WORK TO DO
Leaving the pictures out, print the lines from the first line of the listing through the line containing "(t2) at (13,243)", exactly as they read, and no others.

SUPPLIED MATERIAL

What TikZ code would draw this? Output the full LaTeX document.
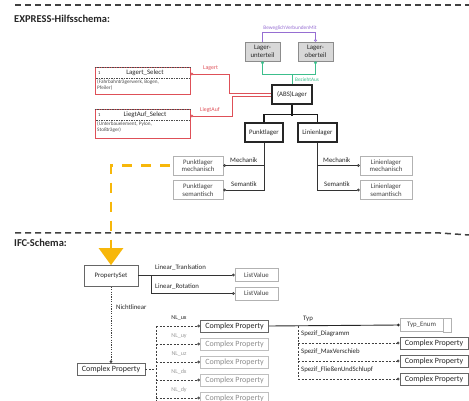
\documentclass[tikz,border=0pt]{standalone}
\usepackage{fontspec}
\setmainfont{Carlito}
\usetikzlibrary{arrows.meta}
\definecolor{redc}{RGB}{222,80,88}
\definecolor{violc}{RGB}{150,110,210}
\definecolor{grnc}{RGB}{60,190,140}
\definecolor{yelc}{RGB}{247,183,10}
\definecolor{boxgray}{RGB}{216,216,216}
\begin{document}
\begin{tikzpicture}[x=1pt,y=-1pt,
  every node/.style={font=\fontsize{6.8}{7.4}\selectfont, text=black!85, inner sep=1pt},
  sep/.style={line width=1.5pt, dash pattern=on 6pt off 4pt, black!75},
  circ/.style={-{Circle[open,length=2.8pt,width=2.8pt]}},
  conn/.style={line width=0.7pt, black!80},
  thickbox/.style={draw=black!85, line width=1.1pt, minimum height=19pt, align=center},
  lightbox/.style={draw=black!30, line width=0.5pt, minimum height=19pt, align=center, text=black!75},
  greybox/.style={draw=black!45, fill=boxgray, line width=0.6pt, minimum width=35pt, minimum height=19pt, align=center},
  cpbox/.style={draw=black!60, line width=0.9pt, minimum width=68pt, minimum height=12pt, font=\fontsize{8}{9}\selectfont},
  cpgray/.style={cpbox, draw=black!25, text=black!45},
  lvbox/.style={draw=black!30, line width=0.5pt, minimum width=43pt, minimum height=13pt, text=black!75},
  dsh/.style={line width=0.7pt, black!75, dash pattern=on 2pt off 1.5pt},
  lbl/.style={anchor=west, font=\fontsize{6.8}{7.4}\selectfont}
]
\useasboundingbox (0,0) rectangle (469,401);

% separators and titles
\draw[sep] (15,5) -- (469,5);
\draw[sep] (15,233) -- (440,233) -- (469,235);
\node[anchor=west, font=\bfseries\fontsize{10.5}{12}\selectfont] (t1) at (13,19) {EXPRESS-Hilfsschema:};
\node[anchor=west, font=\bfseries\fontsize{10.5}{12}\selectfont] (t2) at (13,243) {IFC-Schema:};

% upper boxes
\node[greybox] (lu) at (262.5,51.5) {Lager-\\unterteil};
\node[greybox] (lo) at (315.5,51.5) {Lager-\\oberteil};
\node[thickbox, minimum width=40pt] (abs) at (292,94.5) {(ABS)Lager};
\node[thickbox, minimum width=38pt] (pl) at (264,132.5) {Punktlager};
\node[thickbox, minimum width=39pt] (ll) at (317.5,132.5) {Linienlager};
\node[lightbox, minimum width=50pt] (plm) at (198,165.5) {Punktlager\\mechanisch};
\node[lightbox, minimum width=50pt] (pls) at (198,190) {Punktlager\\semantisch};
\node[lightbox, minimum width=52pt] (llm) at (386,165.5) {Linienlager\\mechanisch};
\node[lightbox, minimum width=52pt] (lls) at (386,190) {Linienlager\\semantisch};

% violet
\draw[violc, line width=0.6pt, circ] (lu.north) -- ++(0,-9) -| (lo.north);
\node[text=violc, font=\fontsize{5.3}{6}\selectfont] (bvm) at (290,28) {BeweglichVerbundenMit};
% green
\draw[grnc, line width=0.8pt, {Circle[open,length=2.8pt,width=2.8pt]}-{Circle[open,length=2.8pt,width=2.8pt]}] (lu.south) -- ++(0,13) -| (lo.south);
\draw[grnc, line width=0.8pt] (292,74) -- (abs.north);
\node[text=grnc, anchor=west, font=\fontsize{5.3}{6}\selectfont] (bza) at (294,80) {BeziehtAus};

% red select boxes
\node[draw=redc, line width=0.9pt, minimum width=95pt, minimum height=27pt] (ls) at (142.5,80.5) {};
\draw[black!70, line width=0.5pt, dash pattern=on 1.5pt off 1pt] ([yshift=-0.6pt]ls.north west) -- ([yshift=-0.6pt]ls.north east);
\node[anchor=west, font=\fontsize{4.5}{5}\selectfont] (ls1) at (97,73) {1};
\node[font=\fontsize{6.8}{7.4}\selectfont] (lst) at (145,73) {Lagert\_Select};
\draw[black!70, line width=0.5pt, dash pattern=on 1.5pt off 1pt] (96,78) -- (189,78);
\node[anchor=north west, align=left, font=\fontsize{5.2}{6}\selectfont, text=black!70] (lsx) at (96,79) {(Fahrbahnträgerwerk, Bogen,\\Pfeiler)};

\node[draw=redc, line width=0.9pt, minimum width=95pt, minimum height=29pt] (la) at (142.5,123.5) {};
\draw[black!70, line width=0.5pt, dash pattern=on 1.5pt off 1pt] ([yshift=-0.6pt]la.north west) -- ([yshift=-0.6pt]la.north east);
\node[anchor=west, font=\fontsize{4.5}{5}\selectfont] (la1) at (97,115) {1};
\node[font=\fontsize{6.8}{7.4}\selectfont] (lat) at (145,115) {LiegtAuf\_Select};
\draw[black!70, line width=0.5pt, dash pattern=on 1.5pt off 1pt] (96,120) -- (189,120);
\node[anchor=north west, align=left, font=\fontsize{5.2}{6}\selectfont, text=black!70] (lax) at (96,121) {(Unterbauelement, Pylon,\\Stoßträger)};

\draw[redc, line width=0.8pt, {Circle[open,length=2.8pt,width=2.8pt]}-] ([yshift=6.5pt]ls.east) -- ++(39,0) |- ([yshift=1.5pt]abs.west);
\draw[redc, line width=0.8pt, {Circle[open,length=2.8pt,width=2.8pt]}-] ([yshift=7.5pt]la.east) -- ++(42,0) |- ([yshift=-1.5pt]abs.west);
\node[text=redc, anchor=west, font=\fontsize{5.8}{6.4}\selectfont] (lgl) at (202,68) {Lagert};
\node[text=redc, anchor=west, font=\fontsize{5.8}{6.4}\selectfont] (lal) at (199,110) {LiegtAuf};

% black tree
\draw[black!90, line width=1.1pt] (abs.south) -- ++(0,11);
\draw[black!90, line width=1.1pt] (pl.north) -- ++(0,-8) -| (ll.north);
\draw[conn, circ] (pl.south) |- (pls.east);
\draw[conn, circ] (pl.south |- plm.east) -- (plm.east);
\draw[conn, circ] (ll.south) |- (lls.west);
\draw[conn, circ] (ll.south |- llm.west) -- (llm.west);
\node[lbl] (m1) at (229,160) {Mechanik};
\node[lbl] (s1) at (230,184) {Semantik};
\node[lbl] (m2) at (322,160) {Mechanik};
\node[lbl] (s2) at (323,184) {Semantik};

% IFC part
\node[draw=black!60, line width=0.7pt, minimum width=54pt, minimum height=21pt] (ps) at (111,276) {PropertySet};
\draw[yelc, line width=2.6pt, dash pattern=on 10pt off 9pt, -{Triangle[length=17pt,width=24pt]}] ([xshift=-3pt]plm.west) -| (ps.north);

\node[lvbox] (lv1) at (256.5,275) {ListValue};
\node[lvbox] (lv2) at (256.5,293.5) {ListValue};
\draw[conn, circ] (ps.east |- lv1.west) -- (lv1.west);
\draw[conn, circ] (151,275) |- (lv2.west);
\node[lbl] (lt) at (154,268) {Linear\_Tranlsation};
\node[lbl] (lr) at (154,287) {Linear\_Rotation};

\node[cpbox] (cpl) at (111,369.5) {Complex Property};
\draw[line width=0.9pt, black!75, dash pattern=on 1.2pt off 1.2pt, circ] (ps.south) -- (cpl.north);
\node[lbl] (nl) at (115,307) {Nichtlinear};

\node[cpbox] (n1) at (234.5,326) {Complex Property};
\node[cpgray] (n2) at (234.5,344) {Complex Property};
\node[cpgray] (n3) at (234.5,362) {Complex Property};
\node[cpgray] (n4) at (234.5,380) {Complex Property};
\node[cpgray] (n5) at (234.5,398) {Complex Property};
\draw[dsh] (cpl.east) -- (156,369.5);
\draw[dsh] (156,326) -- (156,401);
\draw[dsh, circ] (156,326) -- (n1.west);
\draw[dsh, circ] (156,344) -- (n2.west);
\draw[dsh, circ] (156,362) -- (n3.west);
\draw[dsh, circ] (156,380) -- (n4.west);
\draw[dsh, circ] (156,398) -- (n5.west);
\node[font=\fontsize{6}{6.5}\selectfont] (l1) at (179,318) {NL\_ux};
\node[font=\fontsize{6}{6.5}\selectfont, text=black!40] (l2) at (179,336) {NL\_uy};
\node[font=\fontsize{6}{6.5}\selectfont, text=black!40] (l3) at (179,354) {NL\_uz};
\node[font=\fontsize{6}{6.5}\selectfont, text=black!40] (l4) at (179,372) {NL\_dx};
\node[font=\fontsize{6}{6.5}\selectfont, text=black!40] (l5) at (179,390) {NL\_dy};

\node[lvbox, minimum width=43pt] (te) at (421.5,325) {Typ\_Enum};
\draw[black!30, line width=0.5pt] (te.north east) rectangle ([xshift=8pt]te.south east);
\draw[line width=0.9pt, black!85, circ] (n1.east) -- (te.west);
\node[lbl] (typ) at (302,319) {Typ};

\node[cpbox] (c1) at (434,343) {Complex Property};
\node[cpbox] (c2) at (434,361) {Complex Property};
\node[cpbox] (c3) at (434,379) {Complex Property};
\draw[dsh] (298,326) -- (298,379);
\draw[dsh, circ] (298,343) -- (c1.west);
\draw[dsh, circ] (298,361) -- (c2.west);
\draw[dsh, circ] (298,379) -- (c3.west);
\node[lbl] (sd) at (300,334) {Spezif\_Diagramm};
\node[lbl] (sm) at (300,352) {Spezif\_MaxVerschieb};
\node[lbl] (sf) at (300,370) {Spezif\_FließenUndSchlupf};
\end{tikzpicture}
\end{document}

SOLVED EXERCISE
What TikZ code would draw this? Output the full LaTeX document.
\documentclass[tikz,border=0pt]{standalone}
\usepackage{fontspec}
\setmainfont{Carlito}
\usetikzlibrary{arrows.meta}
\definecolor{redc}{RGB}{222,80,88}
\definecolor{violc}{RGB}{150,110,210}
\definecolor{grnc}{RGB}{60,190,140}
\definecolor{yelc}{RGB}{247,183,10}
\definecolor{boxgray}{RGB}{216,216,216}
\begin{document}
\begin{tikzpicture}[x=1pt,y=-1pt,
  every node/.style={font=\fontsize{6.8}{7.4}\selectfont, text=black!85, inner sep=1pt},
  sep/.style={line width=1.5pt, dash pattern=on 6pt off 4pt, black!75},
  circ/.style={-{Circle[open,length=2.8pt,width=2.8pt]}},
  conn/.style={line width=0.7pt, black!80},
  thickbox/.style={draw=black!85, line width=1.1pt, minimum height=19pt, align=center},
  lightbox/.style={draw=black!30, line width=0.5pt, minimum height=19pt, align=center, text=black!75},
  greybox/.style={draw=black!45, fill=boxgray, line width=0.6pt, minimum width=35pt, minimum height=19pt, align=center},
  cpbox/.style={draw=black!60, line width=0.9pt, minimum width=68pt, minimum height=12pt, font=\fontsize{8}{9}\selectfont},
  cpgray/.style={cpbox, draw=black!25, text=black!45},
  lvbox/.style={draw=black!30, line width=0.5pt, minimum width=43pt, minimum height=13pt, text=black!75},
  dsh/.style={line width=0.7pt, black!75, dash pattern=on 2pt off 1.5pt},
  lbl/.style={anchor=west, font=\fontsize{6.8}{7.4}\selectfont}
]
\useasboundingbox (0,0) rectangle (469,401);

% separators and titles
\draw[sep] (15,5) -- (469,5);
\draw[sep] (15,233) -- (440,233) -- (469,235);
\node[anchor=west, font=\bfseries\fontsize{10.5}{12}\selectfont] (t1) at (13,19) {EXPRESS-Hilfsschema:};
\node[anchor=west, font=\bfseries\fontsize{10.5}{12}\selectfont] (t2) at (13,243) {IFC-Schema:};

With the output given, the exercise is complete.